Aim of the exercise: Starting at the first line of the listing below, retype each line up to and including the one that contains "W, H = 708, 573". Leave pictures out.

Records
============
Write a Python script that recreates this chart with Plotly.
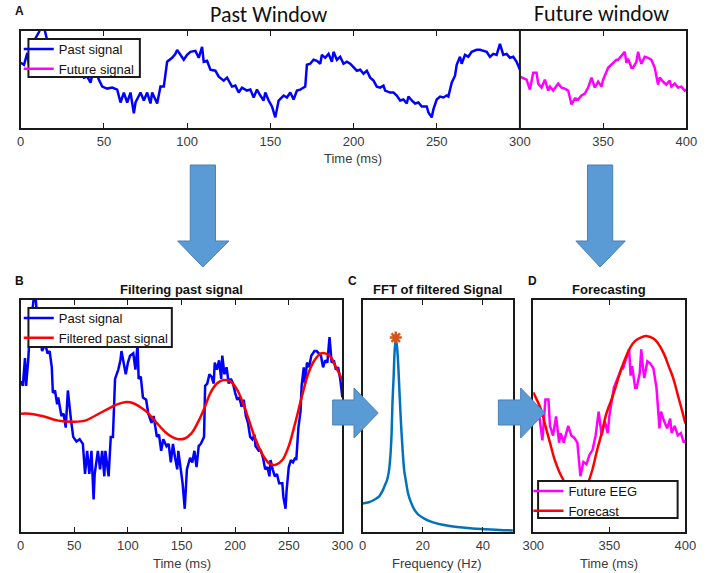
import plotly.graph_objects as go

W, H = 708, 573

# ---------------- data ----------------
past_t = [0,2,4,5,7,9,11,13,14,16,17,19,20,23,25,27,29,30,32,34,35,38,40,42,44,47,49,52,55,58,
          60,62,64,66,68,69,72,74,76,78,79,82,84,86,88,91,93,94,96,98,100,102,105,107,109,110,112,114,117,119,
          122,124,127,129,131,133,136,138,140,142,144,146,147,149,151,153,155,158,160,162,164,166,168,171,172,174,176,178,180,181,
          183,185,187,188,190,192,194,196,198,200,202,204,206,208,210,212,214,216,218,219,222,224,226,228,230,232,233,235,237,239,
          241,244,245,247,248,250,252,254,256,257,259,261,262,264,265,267,269,271,274,276,278,280,282,284,286,288,290,292,294,296,298,300]
past_v = [65,63,75,63,74,90,96,104,101,88,80,81,78,81,77,78,71,60,61,55,58,50,51,45,61,48,41,39,40,38,
          25,35,25,35,14,25,35,27,35,24,35,24,41,41,66,70,74,78,73,68,73,76,77,70,81,66,67,58,57,51,
          47,50,41,42,35,40,37,38,30,38,32,27,35,27,21,10,27,32,30,35,28,37,38,41,63,64,68,67,64,73,
          70,74,66,76,68,71,64,66,64,60,57,58,54,57,50,47,41,40,42,37,35,35,32,27,28,24,31,27,24,25,
          21,21,15,10,18,28,31,30,32,31,45,52,63,71,64,73,71,76,78,78,77,76,71,74,73,84,73,74,70,71,66,58]

filt_t = [0,8,20,35,50,60,69,81,90,99,105,111,117,126,135,141,147,153,159,165,171,177,183,189,195,201,207,213,219,226,
          232,238,244,250,256,262,268,274,280,284,289,293,300]
filt_v = [51,51,50,48,47.5,48,50,53,55,56,55.5,54,52,47.5,43,41,40,40.3,42.4,47,53,60,64,65.5,65,62,56,48,40,33,
          29.5,29,31,37,47,58,68,74,77,77,75.5,72,65.5]

fut_t = [300,304,306,308,310,311,313,315,317,318,320,323,325,327,329,331,333,335,337,339,
         341,343,345,347,349,350,353,358,359,363,364,365,367,368,370,371,372,373,375,377,
         379,381,383,384,386,388,390,391,393,395,397,399,400]
fut_v = [51,48,38,55,55,44,40,48,37,41,37,44,40,39,37,23,29,28,32,34,
         40,50,40,46,41,48,60,68,68,76,65,69,60,60,66,76,69,64,71,70,
         68,60,43,50,46,43,47,41,44,40,41,37,38]

fc_t = [300,305,308,311,314,317,321,324,327,330,333,336,339,342,345,348,352,355,358,361,
        364,367,371,375,379,382,386,389,392,395,398,400]
fc_v = [58,51,44,37,30,25,20,16.5,14,13.5,15,20,26,34,41,49,56,62,68,73,
        77,79.5,81,81.5,80.5,78.5,74,69,64,57,50,45]

fft_f = [0,2,4,5.4,6.5,7.5,8.1,8.7,9.2,9.6,9.9,10.3,10.6,11.0,11.5,11.9,12.3,12.8,13.3,13.8,
         14.5,15.1,16,17.3,18.5,20.5,22.5,24.9,28,31.4,35,37.8,41,44.3,47,50]
fft_a = [0.123,0.128,0.140,0.152,0.175,0.205,0.224,0.26,0.325,0.42,0.556,0.672,0.773,0.838,0.788,0.701,0.585,0.455,0.35,0.267,
         0.21,0.166,0.13,0.094,0.075,0.058,0.046,0.036,0.028,0.022,0.017,0.014,0.012,0.010,0.008,0.007]
peak_f = [11.0]
peak_a = [0.838]

ticks_A = [0, 50, 100, 150, 200, 250, 300, 350, 400]
ticks_B = [0, 50, 100, 150, 200, 250, 300]
ticks_C = [0, 20, 40]
ticks_D = [300, 350, 400]

# ---------------- styling helpers ----------------
BLUE, MAG, RED, FFTC, STAR = "#0000FF", "#FF00FF", "#FF0000", "#0072BD", "#D95319"
AX = "#1a1a1a"
TF = "Liberation Sans, Arial, Helvetica, sans-serif"

def px(x):
    return x / W

def py(y):
    return 1 - y / H

def xaxis(dom, rng, tv, anchor):
    return dict(domain=[px(dom[0]), px(dom[1])], range=rng, tickvals=tv, ticks="inside", ticklen=5,
                tickwidth=1, tickcolor=AX, showline=True, linecolor=AX, linewidth=2, mirror="ticks",
                showgrid=False, zeroline=False, anchor=anchor,
                tickfont=dict(family=TF, size=13, color="#3a3a3a"))

def yaxis(dom, rng, anchor):
    return dict(domain=[py(dom[1]), py(dom[0])], range=rng, showticklabels=False, ticks="",
                showline=True, linecolor=AX, linewidth=2, mirror=True, showgrid=False,
                zeroline=False, anchor=anchor)

fig = go.Figure()

# Panel A
fig.add_trace(go.Scatter(x=past_t, y=past_v, mode="lines", line=dict(color=BLUE, width=2.5),
                         name="Past signal", xaxis="x", yaxis="y", legend="legend"))
fig.add_trace(go.Scatter(x=fut_t, y=fut_v, mode="lines", line=dict(color=MAG, width=2.5),
                         name="Future signal", xaxis="x", yaxis="y", legend="legend"))
# Panel B
fig.add_trace(go.Scatter(x=past_t, y=past_v, mode="lines", line=dict(color=BLUE, width=2.5),
                         name="Past signal", xaxis="x2", yaxis="y2", legend="legend2"))
fig.add_trace(go.Scatter(x=filt_t, y=filt_v, mode="lines", line=dict(color=RED, width=2.5, shape="spline"),
                         name="Filtered past signal", xaxis="x2", yaxis="y2", legend="legend2"))
# Panel C
fig.add_trace(go.Scatter(x=fft_f, y=fft_a, mode="lines", line=dict(color=FFTC, width=2.5, shape="spline", smoothing=0.6),
                         showlegend=False, xaxis="x3", yaxis="y3"))
fig.add_trace(go.Scatter(x=peak_f, y=peak_a, mode="markers",
                         marker=dict(symbol="asterisk-open", size=10, color=STAR, line=dict(color=STAR, width=2.5)),
                         showlegend=False, xaxis="x3", yaxis="y3"))
# Panel D
fig.add_trace(go.Scatter(x=fut_t, y=fut_v, mode="lines", line=dict(color=MAG, width=2.5),
                         name="Future EEG", xaxis="x4", yaxis="y4", legend="legend3"))
fig.add_trace(go.Scatter(x=fc_t, y=fc_v, mode="lines", line=dict(color=RED, width=2.5, shape="spline"),
                         name="Forecast", xaxis="x4", yaxis="y4", legend="legend3"))

leg_common = dict(bgcolor="rgba(0,0,0,0)", borderwidth=0, font=dict(family=TF, size=13, color="#111"),
                  xanchor="left", yanchor="top", tracegroupgap=0, itemwidth=30)

ann = []
def text(x, y, s, size=13, bold=False, family=TF, color="#111"):
    ann.append(dict(x=px(x), y=py(y), xref="paper", yref="paper", text=("<b>%s</b>" % s) if bold else s,
                    showarrow=False, xanchor="center", yanchor="middle",
                    font=dict(family=family, size=size, color=color)))

TITLE_FONT = "Carlito, Lato, Open Sans, sans-serif"
text(266, 15, "Past Window", size=22, family=TITLE_FONT)
text(609, 14, "Future window", size=22, family=TITLE_FONT)
text(9, 11, "A", size=12, bold=True)
text(9, 281, "B", size=12, bold=True)
text(352, 281, "C", size=12, bold=True)
text(538, 281, "D", size=12, bold=True)
text(176, 289, "Filtering past signal", size=13, bold=True)
text(440, 289, "FFT of filtered Signal", size=13, bold=True)
text(617, 289, "Forecasting", size=13, bold=True)
text(353, 158, "Time (ms)", size=13, color="#3a3a3a")
text(176, 563, "Time (ms)", size=13, color="#3a3a3a")
text(440, 563, "Frequency (Hz)", size=13, color="#3a3a3a")
text(617, 563, "Time (ms)", size=13, color="#3a3a3a")

def path(pts):
    s = "M " + " L ".join("%.5f,%.5f" % (px(a), py(b)) for a, b in pts) + " Z"
    return s

def box(x0, y0, x1, y1):
    return dict(type="rect", xref="paper", yref="paper", x0=px(x0), x1=px(x1), y0=py(y1), y1=py(y0),
                fillcolor="white", line=dict(color=AX, width=2), layer="above")

ARROW = dict(type="path", xref="paper", yref="paper", fillcolor="#5B9BD5",
             line=dict(color="#4A7FB5", width=1), layer="above")
shapes = [
    dict(type="line", xref="x", yref="y domain", x0=300, x1=300, y0=0, y1=1, line=dict(color=AX, width=2)),
    box(18, 39, 133, 77),
    box(18, 308, 166, 347),
    box(544, 481, 688, 518),
    dict(ARROW, path=path([(185,165),(211,165),(211,241),(225,241),(198,267),(172,241),(185,241)])),
    dict(ARROW, path=path([(595,165),(621,165),(621,241),(634,241),(608,267),(583,241),(595,241)])),
    dict(ARROW, path=path([(332,400),(354,400),(354,388),(379,413),(354,438),(354,425),(332,425)])),
    dict(ARROW, path=path([(503,400),(526,400),(526,388),(551,413),(526,438),(526,425),(503,425)])),
]

fig.update_layout(
    width=W, height=H, margin=dict(l=0, r=0, t=0, b=0),
    paper_bgcolor="white", plot_bgcolor="white",
    xaxis=xaxis((10, 697), [0, 400], ticks_A, "y"),
    yaxis=yaxis((31, 128), [-0.7, 97], "x"),
    xaxis2=xaxis((10, 342), [0, 300], ticks_B, "y2"),
    yaxis2=yaxis((300, 532), [0, 100], "x2"),
    xaxis3=xaxis((363, 518), [0, 50], ticks_C, "y3"),
    yaxis3=yaxis((300, 532), [0, 1], "x3"),
    xaxis4=xaxis((539, 696), [300, 400], ticks_D, "y4"),
    yaxis4=yaxis((300, 532), [-0.3, 96.6], "x4"),
    legend=dict(leg_common, x=px(8), y=py(34)),
    legend2=dict(leg_common, x=px(8), y=py(303)),
    legend3=dict(leg_common, x=px(534), y=py(476)),
    annotations=ann, shapes=shapes,
)

fig.write_html("out.html", config={"displayModeBar": False},
               post_script="document.body.style.margin='0';document.body.style.overflow='hidden';")
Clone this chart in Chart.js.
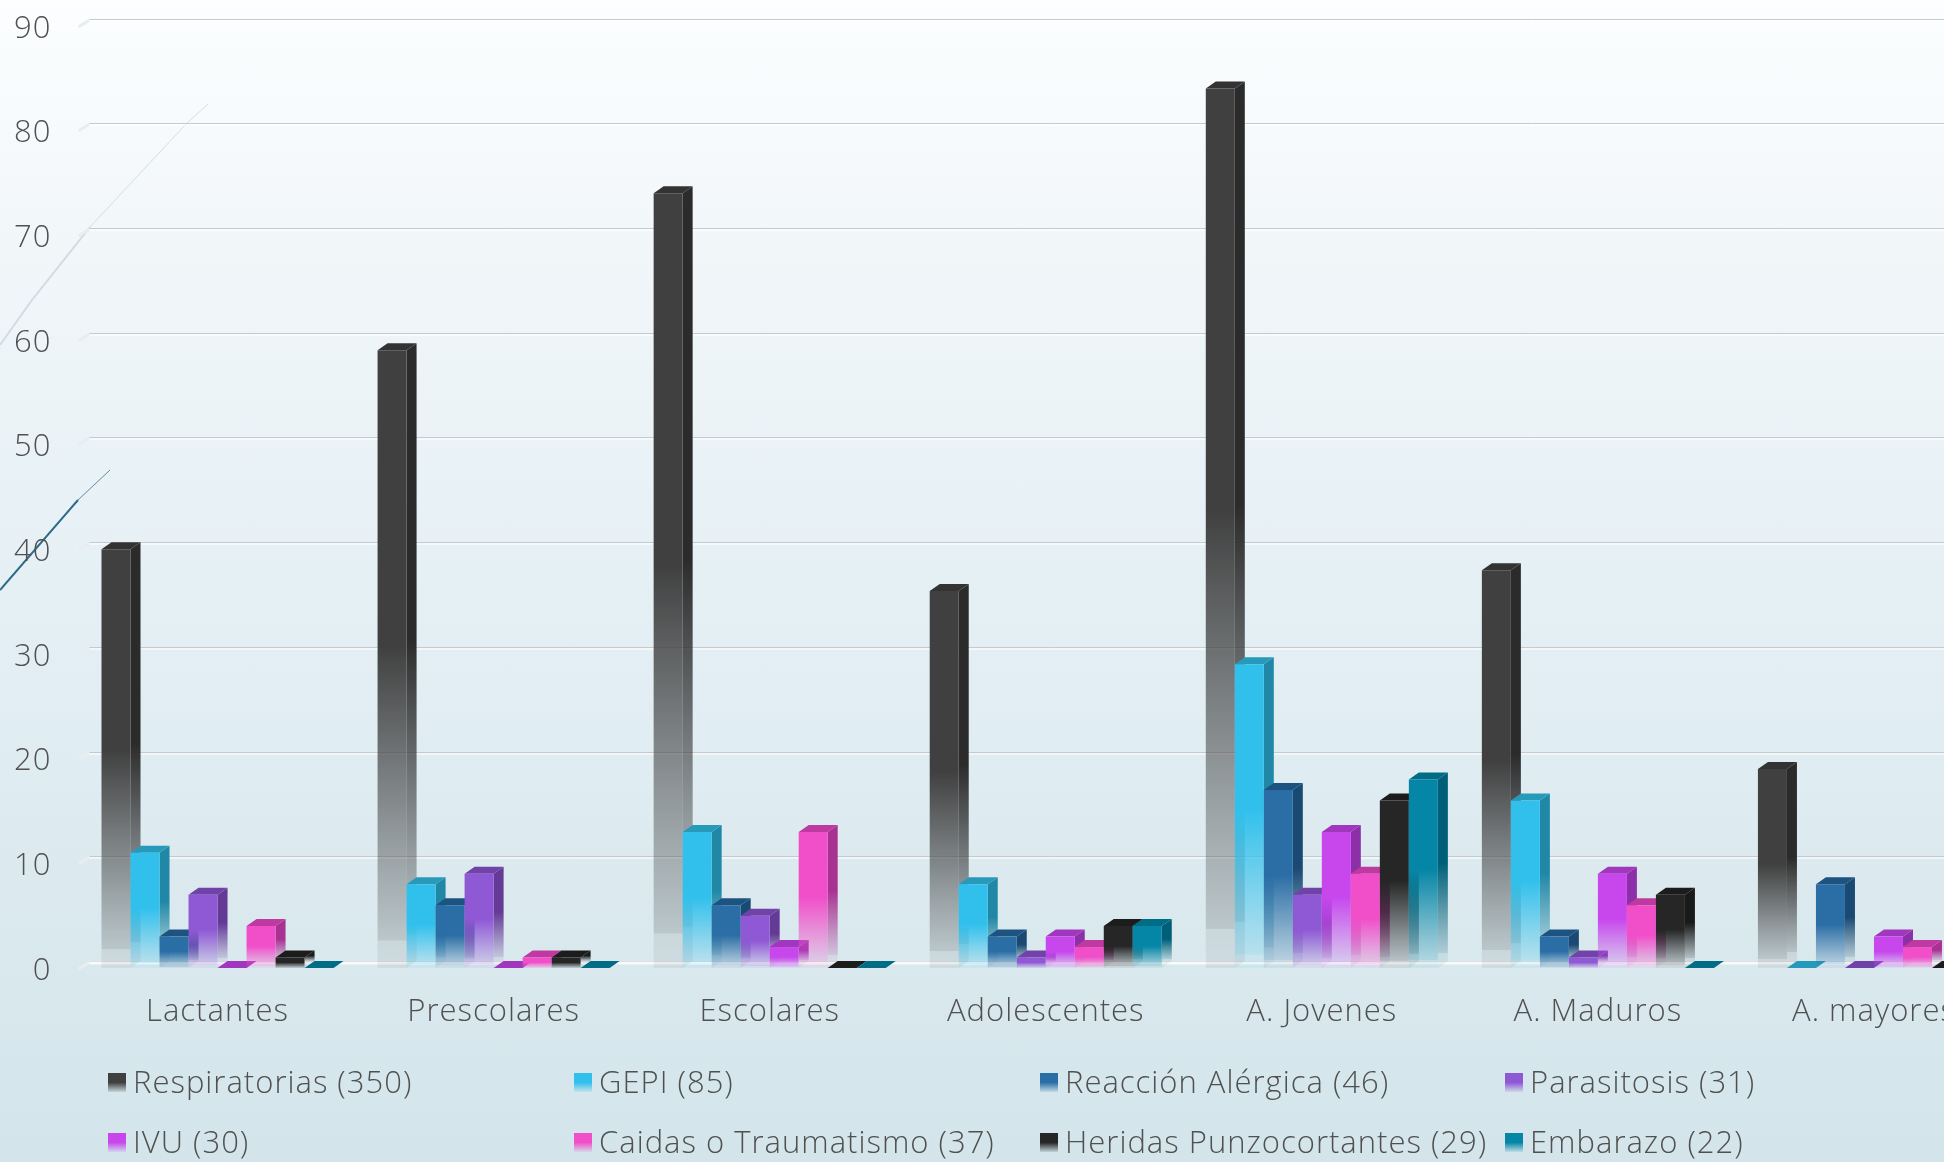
============
Task result:
Write a Python script that recreates this chart with Plotly.
import plotly.graph_objects as go

W, H = 708, 573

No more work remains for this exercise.